Lyrically there is a reassessment at work and at the time of delivery we’re privy to some middle-stage in the process of reinvention.

Meanwhile the musical accompaniment is the energy embodied which acts as a catalyst for this effort, itself a spiraling, mechanical whirl.

The persistence fuels the framework, and is, through its action, a kind of enriched ground of possibility for the vocal performance to grow out of. Quietly at first, so as to not draw too much attention. And then later with determination.

It all locks together nicely in the tenuous/tempestuous process. Order the album here.

TRACK | Andy Shauf – The Magician

5/5 golden merles

I first heard about The Party as a Katie Von Schleicher recommendation. And may really prefer this live version from a tiny desk concert. So maybe check that version out as well if you feel the studio lacks a little bit of warmth.

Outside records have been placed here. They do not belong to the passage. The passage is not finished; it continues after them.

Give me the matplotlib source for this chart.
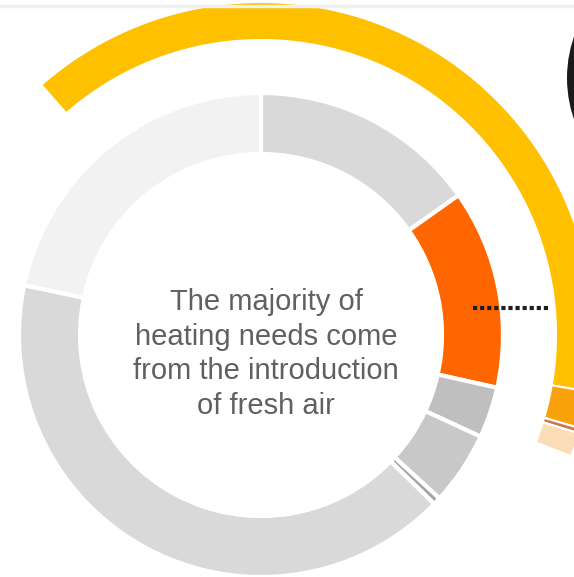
import matplotlib.pyplot as plt
from matplotlib.patches import Circle

# inner ring: share of heating needs (percent, clockwise from top)
inner_values = [15.2, 13.3, 3.4, 4.9, 0.5, 41.0, 21.7]
inner_colors = ["#d9d9d9", "#ff6600", "#bfbfbf", "#c8c8c8", "#a6a6a6", "#d9d9d9", "#f2f2f2"]

# outer ring: partial breakdown (percent of full circle), rest left empty
outer_values = [39.2, 1.8, 0.25, 1.15]
outer_colors = ["#ffc000", "#f9a10a", "#c87a4c", "#fbdcb8"]

center_text = "The majority of\nheating needs come\nfrom the introduction\nof fresh air"

W, H = 574, 577
cx, cy = 261, H - 335

fig = plt.figure(figsize=(W / 100, H / 100), dpi=100)
ax = fig.add_axes([0, 0, 1, 1])

# inner donut
ax.pie(inner_values, colors=inner_colors, center=(cx, cy), radius=242,
       startangle=90, counterclock=False,
       wedgeprops={"width": 61, "edgecolor": "white", "linewidth": 3})

# outer partial ring
blank = 100 - sum(outer_values)
wedges, _ = ax.pie(outer_values + [blank], colors=outer_colors + ["none"],
                   center=(cx, cy), radius=333, startangle=131.3,
                   counterclock=False,
                   wedgeprops={"width": 38, "edgecolor": "white", "linewidth": 1.5})
wedges[-1].set_visible(False)

# dotted leader line
ax.plot([473, 548], [H - 308, H - 308], color="#1f1f1f", lw=3,
        linestyle=(0, (1, 0.7)), solid_capstyle="butt")

# dark circle cut by the right edge
ax.add_patch(Circle((567 + 126, H - 78), 126, facecolor="#1a1a1a", lw=0, zorder=3))

# faint top rule
ax.axhline(H - 5.5, color="#f0f0f0", lw=2.5)

ax.text(266, H - 354, center_text, ha="center", va="center",
        fontsize=21, color="#606060", family="Liberation Sans",
        linespacing=1.29)

ax.set_xlim(0, W)
ax.set_ylim(0, H)
ax.set_aspect("equal")
ax.axis("off")

fig.savefig("out.png", dpi=100, facecolor="white")
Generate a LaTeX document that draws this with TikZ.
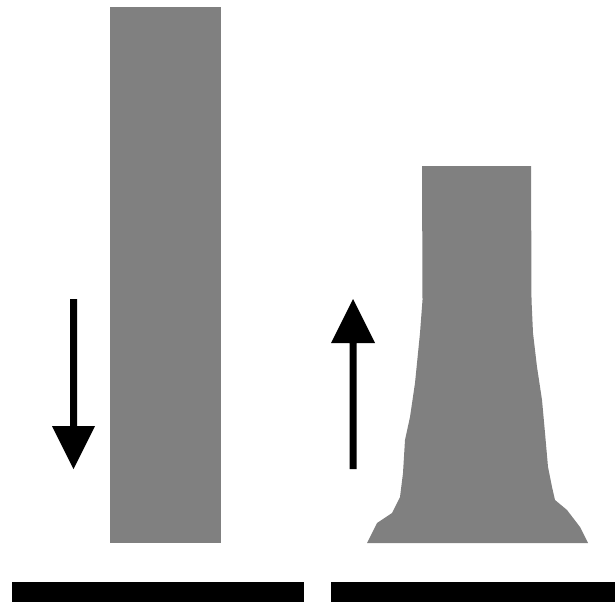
\documentclass[tikz,border=0pt]{standalone}
\definecolor{shapegray}{RGB}{128,128,128}
\tikzset{
  grayshape/.style={fill=shapegray, draw=none},
  blackshape/.style={fill=black, draw=none}
}
\begin{document}
\begin{tikzpicture}[x=1pt,y=-1pt]
\useasboundingbox (0,0) rectangle (615,602);
% left tall rectangle
\fill[grayshape] (110,7) rectangle (221,543);
% right flared shape
\fill[grayshape] (422,166) -- (531,166) -- (531.5,300) -- (533,333) -- (537,367) -- (542,400)
  -- (545,433) -- (548,467) -- (552,487) -- (555,500) -- (567,510) -- (580,527) -- (588,543)
  -- (367,543) -- (377,523) -- (392,513) -- (400,497) -- (403,473) -- (405,440) -- (410,417)
  -- (415,383) -- (420,333) -- (422.5,300) -- cycle;
% left arrow (down)
\fill[blackshape] (70,299) -- (77,299) -- (77,426) -- (95,426) -- (73.5,469) -- (52,426) -- (70,426) -- cycle;
% right arrow (up)
\fill[blackshape] (349.5,469) -- (356.5,469) -- (356.5,343) -- (375,343) -- (353,299) -- (331,343) -- (349.5,343) -- cycle;
% bottom bars
\fill[blackshape] (12,582) rectangle (304,602);
\fill[blackshape] (331,582) rectangle (615,602);
\end{tikzpicture}
\end{document}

But in either incarnation, the melody is a supreme and graceful thing. Full of delicate and elaborate instrumentation, it is a devastating and compelling opener to a great album.

TRACK | Aoife Nessa Frances – Here in the Dark

5/5 golden merles

As a rule I don’t trust any song over 3 minutes. There are exceptions, many of them, but generally songwriters just don’t have that much to say on any given subject. Or at least not nearly as much as they think that they do… If I wanted to hear the chorus four times I’d loop the track.

But in this case, with Aoife Nessa France’s “Here in the Dark” running to 5:14, every second feels earned.

It works in concert with the void it fills, not so much against it. Minimal instrumentation is set to the task of accompanying the singer-songwriter substratum. Glacial and understated, spirals of synth and strings fittingly accent the core elements of voice and guitar.

The song/record has a different scope and pacing to most material in the genre, but without sacrificing some underlying mechanics or the appropriate measure of attention to detail. I don’t just mean BPM, there’s a kind of assurance to it. It doesn’t take the audience for granted but also does without pandering or indulging. There’s a recurring and really well realized construction.